PROVIDED MATERIAL:
________________
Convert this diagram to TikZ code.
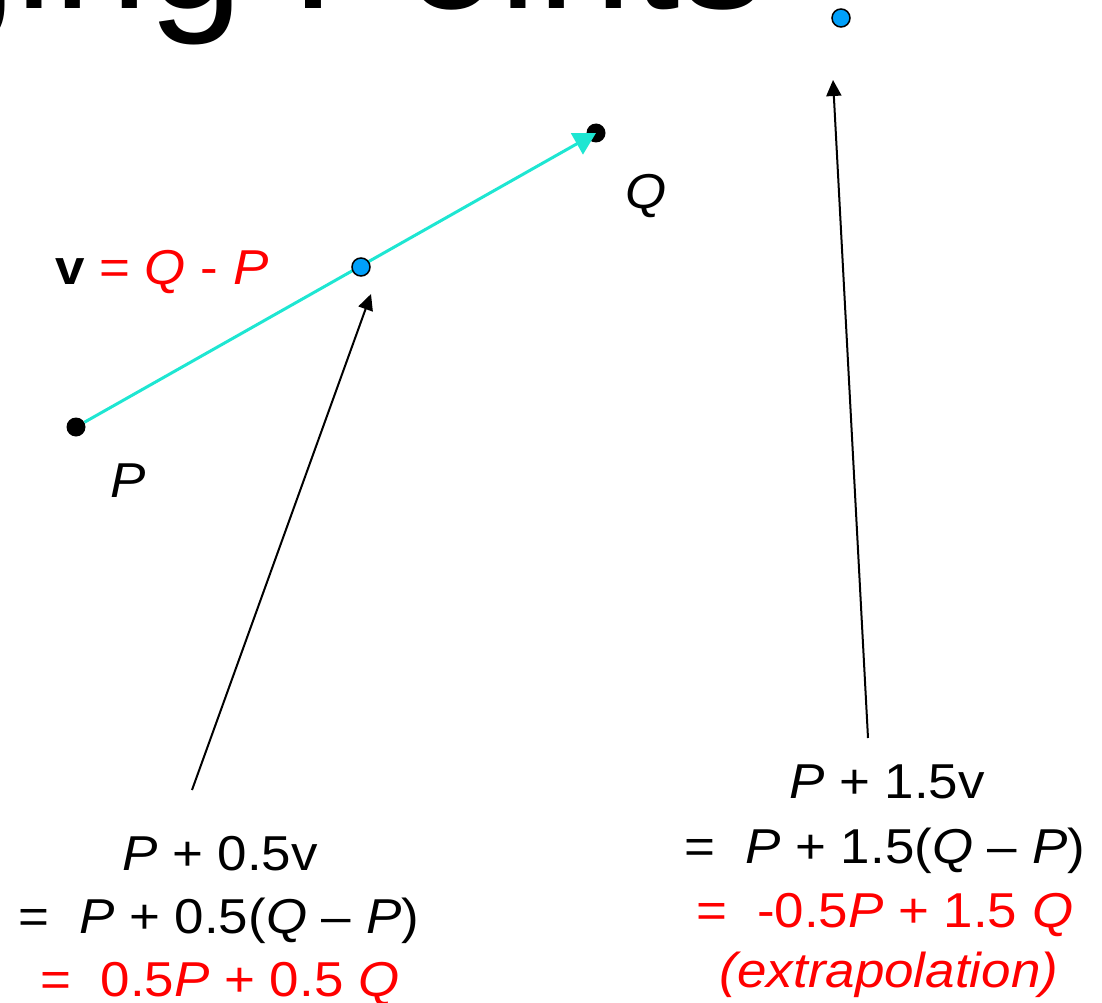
\documentclass[tikz,border=0pt]{standalone}
\usepackage{fontspec}
\setmainfont{Liberation Sans}
\newfontfamily\lblfont{Liberation Sans}[FakeStretch=1.08]
\newfontfamily\ttlfont{Liberation Sans}[FakeStretch=0.97]
\usepackage{xcolor}
\usetikzlibrary{arrows.meta,positioning}
\definecolor{vcyan}{RGB}{30,230,210}
\definecolor{ptblue}{RGB}{0,160,250}

\begin{document}
\begin{tikzpicture}[
  x=1pt, y=-1pt,
  pt/.style={circle, fill=black, inner sep=0pt, minimum size=19pt},
  bpt/.style={circle, draw=black, line width=1.5pt, fill=ptblue,
    inner sep=0pt, minimum size=18pt},
  lbl/.style={inner sep=0pt, anchor=base,
    font=\lblfont\fontsize{49}{64}\selectfont},
  eq/.style={lbl, text=red},
  vec/.style={-{Triangle[length=22pt, width=24pt]}, vcyan, line width=3pt},
  arr/.style={-{Triangle[length=16pt, width=15pt]}, line width=2pt},
]
\useasboundingbox (0,0) rectangle (1102,1003);
\clip (0,0) rectangle (1102,1003);
\node[inner sep=0pt, anchor=base east, font=\ttlfont\fontsize{176}{200}\selectfont]
  (title) at (766,9) {Averaging Points};
\node[pt] (P) at (76,427) {};
\node[pt] (Q) at (596,133) {};
\draw[vec] (P) -- (Q.center);
\node[bpt] (M) at (361,267) {};
\node[bpt] (X) at (841,18) {};
\node[lbl] (Qlbl) at (646,208) {\textit{Q}};
\node[lbl] (Plbl) at (128,497) {\textit{P}};
\node[lbl, anchor=base west] (vlbl) at (55,284)
  {\textbf{v} \textcolor{red}{= \textit{Q} - \textit{P}}};
\node[lbl] (a1) at (220,870) {\textit{P} + 0.5v};
\node[lbl] (a2) at (219,933) {=\ \ \textit{P} + 0.5(\textit{Q} – \textit{P})};
\node[eq] (a3) at (220,996) {=\ \ 0.5\textit{P} + 0.5 \textit{Q}};
\node[lbl] (b1) at (887,798) {\textit{P} + 1.5v};
\node[lbl] (b2) at (885,863) {=\ \ \textit{P} + 1.5(\textit{Q} – \textit{P})};
\node[eq] (b3) at (885,927) {=\ \ -0.5\textit{P} + 1.5 \textit{Q}};
\node[eq] (b4) at (889,987) {\textit{(extrapolation)}};
\coordinate (mtail) at (192,790);
\coordinate (mtip) at (371,294);
\coordinate (xtail) at (868,738);
\coordinate (xtip) at (833,80);
\draw[arr] (mtail) -- (mtip);
\draw[arr] (xtail) -- (xtip);
\end{tikzpicture}
\end{document}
________________
THE REQUEST: Write out the material above once more, exactly as it reads, with no pictures.

FULL OUTPUT:
Convert this diagram to TikZ code.
\documentclass[tikz,border=0pt]{standalone}
\usepackage{fontspec}
\setmainfont{Liberation Sans}
\newfontfamily\lblfont{Liberation Sans}[FakeStretch=1.08]
\newfontfamily\ttlfont{Liberation Sans}[FakeStretch=0.97]
\usepackage{xcolor}
\usetikzlibrary{arrows.meta,positioning}
\definecolor{vcyan}{RGB}{30,230,210}
\definecolor{ptblue}{RGB}{0,160,250}

\begin{document}
\begin{tikzpicture}[
  x=1pt, y=-1pt,
  pt/.style={circle, fill=black, inner sep=0pt, minimum size=19pt},
  bpt/.style={circle, draw=black, line width=1.5pt, fill=ptblue,
    inner sep=0pt, minimum size=18pt},
  lbl/.style={inner sep=0pt, anchor=base,
    font=\lblfont\fontsize{49}{64}\selectfont},
  eq/.style={lbl, text=red},
  vec/.style={-{Triangle[length=22pt, width=24pt]}, vcyan, line width=3pt},
  arr/.style={-{Triangle[length=16pt, width=15pt]}, line width=2pt},
]
\useasboundingbox (0,0) rectangle (1102,1003);
\clip (0,0) rectangle (1102,1003);
\node[inner sep=0pt, anchor=base east, font=\ttlfont\fontsize{176}{200}\selectfont]
  (title) at (766,9) {Averaging Points};
\node[pt] (P) at (76,427) {};
\node[pt] (Q) at (596,133) {};
\draw[vec] (P) -- (Q.center);
\node[bpt] (M) at (361,267) {};
\node[bpt] (X) at (841,18) {};
\node[lbl] (Qlbl) at (646,208) {\textit{Q}};
\node[lbl] (Plbl) at (128,497) {\textit{P}};
\node[lbl, anchor=base west] (vlbl) at (55,284)
  {\textbf{v} \textcolor{red}{= \textit{Q} - \textit{P}}};
\node[lbl] (a1) at (220,870) {\textit{P} + 0.5v};
\node[lbl] (a2) at (219,933) {=\ \ \textit{P} + 0.5(\textit{Q} – \textit{P})};
\node[eq] (a3) at (220,996) {=\ \ 0.5\textit{P} + 0.5 \textit{Q}};
\node[lbl] (b1) at (887,798) {\textit{P} + 1.5v};
\node[lbl] (b2) at (885,863) {=\ \ \textit{P} + 1.5(\textit{Q} – \textit{P})};
\node[eq] (b3) at (885,927) {=\ \ -0.5\textit{P} + 1.5 \textit{Q}};
\node[eq] (b4) at (889,987) {\textit{(extrapolation)}};
\coordinate (mtail) at (192,790);
\coordinate (mtip) at (371,294);
\coordinate (xtail) at (868,738);
\coordinate (xtip) at (833,80);
\draw[arr] (mtail) -- (mtip);
\draw[arr] (xtail) -- (xtip);
\end{tikzpicture}
\end{document}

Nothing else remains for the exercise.